Campus paper urges students to abandon greek life because of gender discrimination
Last Thursday, an editor at The GW Hatchet urged George Washington University (GW) students not to join Greek life because of its lack of “gender diversity.”
Robin Jones Kerr, a senior at GW, cautioned interested students to, “[k]eep in mind the many disadvantages of dividing your GW experience along gender lines.”
"As a kid, I wasn’t allowed to join Girl Scouts, and my brother couldn’t be a Boy Scout. In fact, neither of us participated in any single-sex organization during grade school because my parents refused to support groups that discriminated based on sex."
Kerr argued that single-sex organizations are non-diverse and do not expose students to a variance of opinions, even going so far as to say that sororities and fraternities “insulate” students from different ways of thinking.
She suggested instead that students should join organizations that do not make gender a prerequisite.

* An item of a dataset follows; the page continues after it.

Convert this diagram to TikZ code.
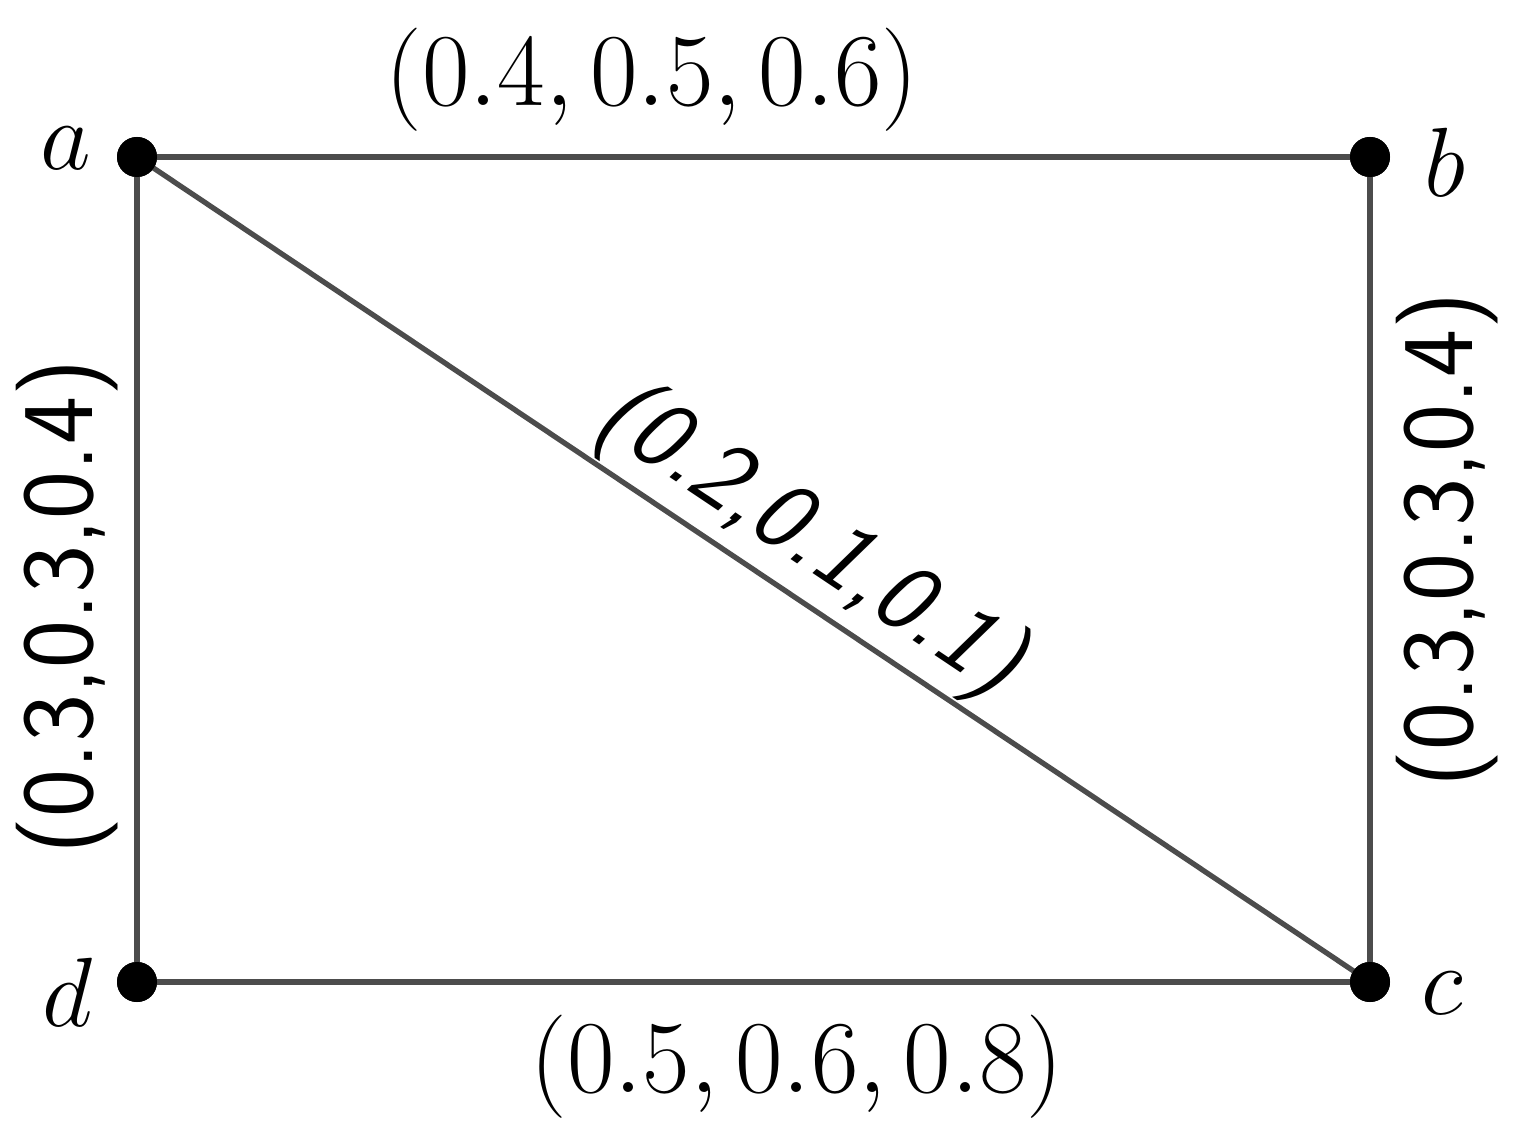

“Greek life teaches you to form deep, long-lasting relationships with members of your chapter – to form a ‘sisterhood’ or ‘brotherhood,’” she said. “You should be able to make these same types of meaningful connections with people of a different sex.”
Kerr claims that, because students are supposed to graduate as “more socially conscious [people],” it “doesn’t make sense” for freshmen to join sororities and fraternities based of their alleged lack of diversity.
“As a kid, I wasn’t allowed to join Girl Scouts, and my brother couldn’t be a Boy Scout,” Kerr wrote. “In fact, neither of us participated in any single-sex organization during grade school because my parents refused to support groups that discriminated based on sex.”
Kerr’s pleas may have fallen on deaf ears. Jamie Lichay, a senior and vice president of recruitment for the Panhellenic Association at GW, told Campus Reform that more GW girls signed up to rush Greek life this fall than ever before.
“Single-sex Greek organizations offer students an opportunity to form the unique bonds that come with sisterhood and brotherhood,” Lichay told Campus Reform. “The people who join are specifically looking for brotherhood and sisterhood. They are not limited to these bonds, which is why Greek Life members are involved in many student organizations outside of Greek Life.”
For years, many feminists have argued that single-sex Greek life is discriminatory. When the issue was raised at Carnegie Mellon University, their coordinator of Greek life defended the system, saying, “[h]istorically, Greek life has been about groups coming together saying ‘we need a social outlet....’ Men started fraternities and then women wanted that opportunity too. Keeping fraternities and sororities same-sex benefits everyone because women can talk about issues as they relate to women and vice versa with men.”
During a similar debate at Harvard in 2011, an editorial writer at The Crimson, Harvard’s official student newspaper, argued that “[s]hared experience and worldviews, combined with the absence of competition over the opposite sex, create a unique and more comfortable dynamic optimal for building relationships.”
“Just as single-sex sports discriminate based upon gender to ensure fair competition, Greek organizations do the same to promote friendship,” the Harvard editorialist wrote.